Maziar Toosarvandani, MIT

Thursday, February 7th, 12 noon, Humanities 1 Building, Room 210

Gapping is VP Ellipsis    

Where does the gap in gapping -- e.g. Some had ordered mussels, and others swordfish -- come from? The traditional answer is deletion (Ross 1970, Hankamer 1979, among others). Johnson (2009) presents a formidable challenge to this view. He argues that gapping cannot arise through deletion because gapping has several unique properties that distinguish it from more familiar deletion operations, such as VP-ellipsis. Instead, Johnson proposes that the gap in gapping arises through ‘low coordination’ -- coordination of vPs -- and across-the-board movement.
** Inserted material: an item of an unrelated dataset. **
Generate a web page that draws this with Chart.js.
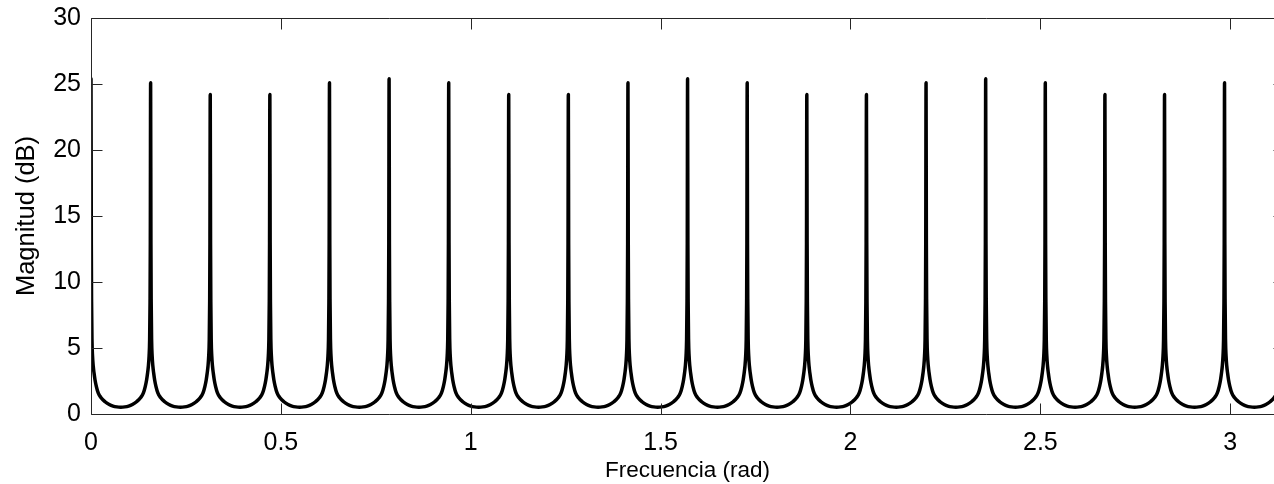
<!DOCTYPE html>
<html>
<head>
<meta charset="utf-8">
<script src="https://cdn.jsdelivr.net/npm/chart.js@4"></script>
<style>
  html, body { margin: 0; padding: 0; background: #fff; overflow: hidden; }
  #wrap { width: 1274px; height: 484px; overflow: hidden; position: relative; }
  #chart { position: absolute; left: 0; top: 0; }
</style>
</head>
<body>
<div id="wrap"><canvas id="chart" width="1300" height="484"></canvas></div>
<script>
// peaks of the comb response (rad, dB)
const peakFreq = [0, 0.157, 0.314, 0.471, 0.628, 0.785, 0.942, 1.100, 1.257, 1.414, 1.571,
                  1.728, 1.885, 2.042, 2.199, 2.356, 2.513, 2.670, 2.827, 2.985, 3.142];
const peakDb   = [25.4, 25.1, 24.2, 24.2, 25.1, 25.4, 25.1, 24.2, 24.2, 25.1, 25.4,
                  25.1, 24.2, 24.2, 25.1, 25.4, 25.1, 24.2, 24.2, 25.1, 25.4];

// one side of a lobe: distance from the peak (rad) and level (dB)
const lobeOffset = [0.0008, 0.0015, 0.0026, 0.004, 0.006, 0.008, 0.0105, 0.014, 0.019,
                    0.026, 0.037, 0.048, 0.058, 0.068, 0.0785];
const lobeDb     = [13, 8.5, 5.6, 4.4, 3.6, 3.1, 2.6, 2.1, 1.6, 1.25, 0.93, 0.72, 0.6, 0.54, 0.52];

const xTicks = [0, 0.5, 1, 1.5, 2, 2.5, 3];
const xTickLabels = ['0', '0.5', '1', '1.5', '2', '2.5', '3'];
const yTicks = [0, 5, 10, 15, 20, 25, 30];
const yTickLabels = ['0', '5', '10', '15', '20', '25', '30'];

// put the lobes around every peak into one point list
let points = [];
peakFreq.forEach((f, i) => {
  for (let j = lobeOffset.length - 1; j >= 0; j--) points.push({x: f - lobeOffset[j], y: lobeDb[j]});
  points.push({x: f, y: peakDb[i]});
  for (let j = 0; j < lobeOffset.length; j++) points.push({x: f + lobeOffset[j], y: lobeDb[j]});
});
points.sort((a, b) => a.x - b.x);

const FONT = "'Liberation Sans', Arial, Helvetica, sans-serif";

// MATLAB style box with inward ticks on all sides
const axesBox = {
  id: 'axesBox',
  afterDatasetsDraw(chart) {
    const {ctx, chartArea: a, scales: {x, y}} = chart;
    const L = Math.round(a.left) + 0.5, R = Math.round(a.right) + 0.5;
    const T = Math.round(a.top) + 0.5, B = Math.round(a.bottom) + 0.5;
    ctx.save();
    ctx.strokeStyle = '#262626';
    ctx.lineWidth = 1;
    ctx.beginPath();
    ctx.rect(L, T, R - L, B - T);
    xTicks.forEach(v => {
      const px = Math.round(x.getPixelForValue(v)) + 0.5;
      ctx.moveTo(px, B); ctx.lineTo(px, B - 11);
      ctx.moveTo(px, T); ctx.lineTo(px, T + 11);
    });
    yTicks.forEach(v => {
      const py = Math.round(y.getPixelForValue(v)) + 0.5;
      ctx.moveTo(L, py); ctx.lineTo(L + 11, py);
      ctx.moveTo(R, py); ctx.lineTo(R - 11, py);
    });
    ctx.stroke();
    ctx.restore();
  }
};

new Chart(document.getElementById('chart'), {
  type: 'line',
  data: {
    datasets: [{
      data: points,
      borderColor: '#000',
      borderWidth: 3.5,
      pointRadius: 0,
      fill: false,
      tension: 0,
      cubicInterpolationMode: 'monotone',
      borderJoinStyle: 'round',
      borderCapStyle: 'round'
    }]
  },
  options: {
    responsive: false,
    animation: false,
    events: [],
    layout: { padding: { left: 0, top: 18, right: 16, bottom: 0 } },
    plugins: { legend: { display: false }, tooltip: { enabled: false } },
    scales: {
      x: {
        type: 'linear',
        min: 0,
        max: Math.PI,
        grid: { display: false, drawTicks: false },
        border: { display: false },
        afterBuildTicks: s => { s.ticks = xTicks.map(v => ({value: v})); },
        afterFit: s => { s.height = 70; s.paddingLeft = 0; s.paddingRight = 0; },
        ticks: {
          autoSkip: false,
          maxRotation: 0,
          padding: 14,
          color: '#000',
          font: { family: FONT, size: 25 },
          callback: (v, i) => xTickLabels[i]
        },
        title: {
          display: true,
          text: 'Frecuencia (rad)',
          color: '#000',
          font: { family: FONT, size: 22.5 },
          padding: { top: 0, bottom: 0 }
        }
      },
      y: {
        type: 'linear',
        min: 0,
        max: 30,
        grid: { display: false, drawTicks: false },
        border: { display: false },
        afterBuildTicks: s => { s.ticks = yTicks.map(v => ({value: v})); },
        afterFit: s => { s.width = 91; s.paddingTop = 0; s.paddingBottom = 0; },
        ticks: {
          padding: 10,
          color: '#000',
          font: { family: FONT, size: 25 },
          callback: (v, i) => yTickLabels[i]
        },
        title: {
          display: true,
          text: 'Magnitud (dB)',
          color: '#000',
          font: { family: FONT, size: 25.5 },
          padding: { top: 12, bottom: 0 }
        }
      }
    }
  },
  plugins: [axesBox]
});
</script>
</body>
</html>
First, I argue that across-the-board movement cannot be a general account of gapping, since it is not able to derive the gap in coordination structures with corrective but (Vicente 2010, Toosarvandani, to appear). Then, I revive a version of the deletion account,  in which gapping is VP-ellipsis in a low-coordination structure. This correctly generates gapping in corrective but sentences. Moreover, once the information-structural properties of low coordinations are taken into consideration -- low coordinates must have parallel focus structures -- it also accounts for the unique properties of gapping.

References

Ross, John Robert. 1970. Gapping and the order of constituents. In Progress in linguistics, eds. Manfred Bierwisch and Karl Erich Heidolph, 249-259. The Hague: Mouton de Gruyter.
Hankamer, Jorge. 1979. Deletion in coordinate structures. New York: Garland Publishing.
Johnson, Kyle. 2009. Gapping is not (VP-)ellipsis. Linguistic Inquiry 40:289-328.
Toosarvandani, Maziar. To appear. Corrective but coordinates clauses not always but sometimes. Natural Language and Linguistic Theory.
Vicente, Luis. 2010. On the syntax of adversative coordination. Natural Language and Linguistic Theory 28:381-415.